• **Collected material**:
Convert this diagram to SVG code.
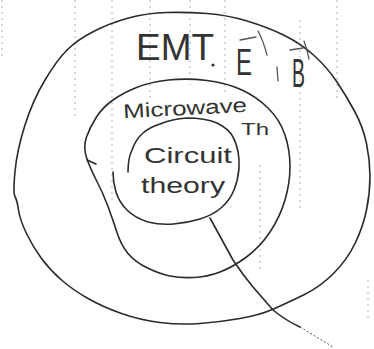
<svg xmlns="http://www.w3.org/2000/svg" width="374" height="349" viewBox="0 0 374 349">
<style>
.ring{fill:none;stroke:#2a2a2a;stroke-width:1.6;stroke-linejoin:round;stroke-linecap:round}
.grid{stroke:#9a9a9a;stroke-width:0.8;stroke-dasharray:2 4;fill:none}
.hand{font-family:"Liberation Sans",Arial,sans-serif;fill:#333}
.vec{fill:none;stroke:#555;stroke-width:1.3;stroke-linecap:round}
</style>
<rect width="374" height="349" fill="#ffffff"/>
<g id="scan-lines">
<line class="grid" x1="2" y1="0" x2="2" y2="60"/>
<line class="grid" x1="75" y1="0" x2="75" y2="118"/>
<line class="grid" x1="112" y1="0" x2="112" y2="200"/>
<line class="grid" x1="150" y1="0" x2="150" y2="100"/>
<line class="grid" x1="190" y1="0" x2="190" y2="85"/>
<line class="grid" x1="225" y1="0" x2="225" y2="95"/>
<line class="grid" x1="300" y1="20" x2="300" y2="210"/>
<line class="grid" x1="337" y1="0" x2="337" y2="100"/>
<line class="grid" x1="260" y1="165" x2="260" y2="270"/>
<line class="grid" x1="368" y1="280" x2="368" y2="320"/>
</g>
<g id="emt">
<path class="ring" d="M15,196.5 Q13,193 15,171.5 Q17,150 25,125 Q33,100 45,80 Q57,60 67,50 Q77,40 93.5,31.5 Q110,23 128.5,18 Q147,13 167,12.5 Q187,12 207,13.5 Q227,15 247,21 Q267,27 283.5,35 Q300,43 313.5,55 Q327,67 337,82 Q347,97 355,112 Q363,127 366.5,143.5 Q370,160 370,176.5 Q370,193 366.5,210 Q363,227 355,243.5 Q347,260 333.5,273.5 Q320,287 303.5,295 Q287,303 273.5,309 Q260,315 240,318.5 Q220,322 200,323.5 Q180,325 160,322.5 Q140,320 121.5,313.5 Q103,307 88,298.5 Q73,290 61.5,280 Q50,270 41.5,258.5 Q33,247 26.5,233.5 Q20,220 18.5,210 Q17,200 15,196.5 Z"/>
<text class="hand" x="136" y="60" font-size="36" textLength="78" lengthAdjust="spacingAndGlyphs">EMT</text>
<circle cx="213" cy="65" r="1.6" fill="#333"/>
<text class="hand" x="236" y="75" font-size="37" fill="#555" textLength="16" lengthAdjust="spacingAndGlyphs">E</text>
<path class="vec" d="M240,40 L256,37 M258,31 Q263,40 267,55"/>
<path class="vec" d="M277,67 L278,81"/>
<text class="hand" x="292" y="87" font-size="40" fill="#555" textLength="13" lengthAdjust="spacingAndGlyphs">B</text>
<path class="vec" d="M290,50 L303,48 M304,41 Q307,49 309,59"/>
</g>
<g id="microwave">
<path class="ring" d="M86.5,157.5 Q83,147 86.5,137 Q90,127 96.5,117 Q103,107 113,100 Q123,93 136.5,87.5 Q150,82 168.5,80 Q187,78 207,80.5 Q227,83 242,90 Q257,97 268.5,108.5 Q280,120 285,135 Q290,150 290,166.5 Q290,183 285,200 Q280,217 270,232 Q260,247 246.5,257 Q233,267 220,272 Q207,277 193.5,277.5 Q180,278 170,276 Q160,274 147.5,268 Q135,262 128,253.5 Q121,245 117,232.5 Q113,220 108,206.5 Q103,193 96.5,180.5 Q90,168 86.5,157.5 Z"/>
<path class="ring" stroke-width="1.2" d="M87,160 L96,164"/>
<text class="hand" x="123" y="115" font-size="20" textLength="124" lengthAdjust="spacingAndGlyphs" transform="rotate(-3 185 108)">Microwave</text>
<text class="hand" x="241" y="135" font-size="16" textLength="28" lengthAdjust="spacingAndGlyphs">Th</text>
</g>
<g id="circuit">
<path class="ring" d="M128,172 Q128,158 132,150 Q136,139 143,133 Q150,127 160,124 Q172,119 187,118 Q205,118 217,123 Q229,129 233,137 Q240,150 239,168.5 Q238,180 234,190 Q230,200 221.5,207.5 Q213,215 200,219 Q187,223 173.5,224 Q160,225 148,222 Q135,218 127,210 Q119,202 116,192 Q113,182 113,172"/>
<text class="hand" x="144" y="163" font-size="22" textLength="88" lengthAdjust="spacingAndGlyphs">Circuit</text>
<text class="hand" x="141" y="193" font-size="22" textLength="84" lengthAdjust="spacingAndGlyphs">theory</text>
</g>
<g id="connectors">
<path class="ring" stroke-width="1.2" d="M210,218 Q222,240 233,260 Q243,275 253,287 L273,310 Q285,320 300,327"/>
<path fill="none" stroke="#555" stroke-width="1" stroke-dasharray="2 2" d="M300,327 L333,347"/>
</g>
</svg>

• **Instructions to follow**:
Repeat the material above in full and exactly, apart from the pictures.

• **Worked solution**:
Convert this diagram to SVG code.
<svg xmlns="http://www.w3.org/2000/svg" width="374" height="349" viewBox="0 0 374 349">
<style>
.ring{fill:none;stroke:#2a2a2a;stroke-width:1.6;stroke-linejoin:round;stroke-linecap:round}
.grid{stroke:#9a9a9a;stroke-width:0.8;stroke-dasharray:2 4;fill:none}
.hand{font-family:"Liberation Sans",Arial,sans-serif;fill:#333}
.vec{fill:none;stroke:#555;stroke-width:1.3;stroke-linecap:round}
</style>
<rect width="374" height="349" fill="#ffffff"/>
<g id="scan-lines">
<line class="grid" x1="2" y1="0" x2="2" y2="60"/>
<line class="grid" x1="75" y1="0" x2="75" y2="118"/>
<line class="grid" x1="112" y1="0" x2="112" y2="200"/>
<line class="grid" x1="150" y1="0" x2="150" y2="100"/>
<line class="grid" x1="190" y1="0" x2="190" y2="85"/>
<line class="grid" x1="225" y1="0" x2="225" y2="95"/>
<line class="grid" x1="300" y1="20" x2="300" y2="210"/>
<line class="grid" x1="337" y1="0" x2="337" y2="100"/>
<line class="grid" x1="260" y1="165" x2="260" y2="270"/>
<line class="grid" x1="368" y1="280" x2="368" y2="320"/>
</g>
<g id="emt">
<path class="ring" d="M15,196.5 Q13,193 15,171.5 Q17,150 25,125 Q33,100 45,80 Q57,60 67,50 Q77,40 93.5,31.5 Q110,23 128.5,18 Q147,13 167,12.5 Q187,12 207,13.5 Q227,15 247,21 Q267,27 283.5,35 Q300,43 313.5,55 Q327,67 337,82 Q347,97 355,112 Q363,127 366.5,143.5 Q370,160 370,176.5 Q370,193 366.5,210 Q363,227 355,243.5 Q347,260 333.5,273.5 Q320,287 303.5,295 Q287,303 273.5,309 Q260,315 240,318.5 Q220,322 200,323.5 Q180,325 160,322.5 Q140,320 121.5,313.5 Q103,307 88,298.5 Q73,290 61.5,280 Q50,270 41.5,258.5 Q33,247 26.5,233.5 Q20,220 18.5,210 Q17,200 15,196.5 Z"/>
<text class="hand" x="136" y="60" font-size="36" textLength="78" lengthAdjust="spacingAndGlyphs">EMT</text>
<circle cx="213" cy="65" r="1.6" fill="#333"/>
<text class="hand" x="236" y="75" font-size="37" fill="#555" textLength="16" lengthAdjust="spacingAndGlyphs">E</text>
<path class="vec" d="M240,40 L256,37 M258,31 Q263,40 267,55"/>
<path class="vec" d="M277,67 L278,81"/>
<text class="hand" x="292" y="87" font-size="40" fill="#555" textLength="13" lengthAdjust="spacingAndGlyphs">B</text>
<path class="vec" d="M290,50 L303,48 M304,41 Q307,49 309,59"/>
</g>
<g id="microwave">
<path class="ring" d="M86.5,157.5 Q83,147 86.5,137 Q90,127 96.5,117 Q103,107 113,100 Q123,93 136.5,87.5 Q150,82 168.5,80 Q187,78 207,80.5 Q227,83 242,90 Q257,97 268.5,108.5 Q280,120 285,135 Q290,150 290,166.5 Q290,183 285,200 Q280,217 270,232 Q260,247 246.5,257 Q233,267 220,272 Q207,277 193.5,277.5 Q180,278 170,276 Q160,274 147.5,268 Q135,262 128,253.5 Q121,245 117,232.5 Q113,220 108,206.5 Q103,193 96.5,180.5 Q90,168 86.5,157.5 Z"/>
<path class="ring" stroke-width="1.2" d="M87,160 L96,164"/>
<text class="hand" x="123" y="115" font-size="20" textLength="124" lengthAdjust="spacingAndGlyphs" transform="rotate(-3 185 108)">Microwave</text>
<text class="hand" x="241" y="135" font-size="16" textLength="28" lengthAdjust="spacingAndGlyphs">Th</text>
</g>
<g id="circuit">
<path class="ring" d="M128,172 Q128,158 132,150 Q136,139 143,133 Q150,127 160,124 Q172,119 187,118 Q205,118 217,123 Q229,129 233,137 Q240,150 239,168.5 Q238,180 234,190 Q230,200 221.5,207.5 Q213,215 200,219 Q187,223 173.5,224 Q160,225 148,222 Q135,218 127,210 Q119,202 116,192 Q113,182 113,172"/>
<text class="hand" x="144" y="163" font-size="22" textLength="88" lengthAdjust="spacingAndGlyphs">Circuit</text>
<text class="hand" x="141" y="193" font-size="22" textLength="84" lengthAdjust="spacingAndGlyphs">theory</text>
</g>
<g id="connectors">
<path class="ring" stroke-width="1.2" d="M210,218 Q222,240 233,260 Q243,275 253,287 L273,310 Q285,320 300,327"/>
<path fill="none" stroke="#555" stroke-width="1" stroke-dasharray="2 2" d="M300,327 L333,347"/>
</g>
</svg>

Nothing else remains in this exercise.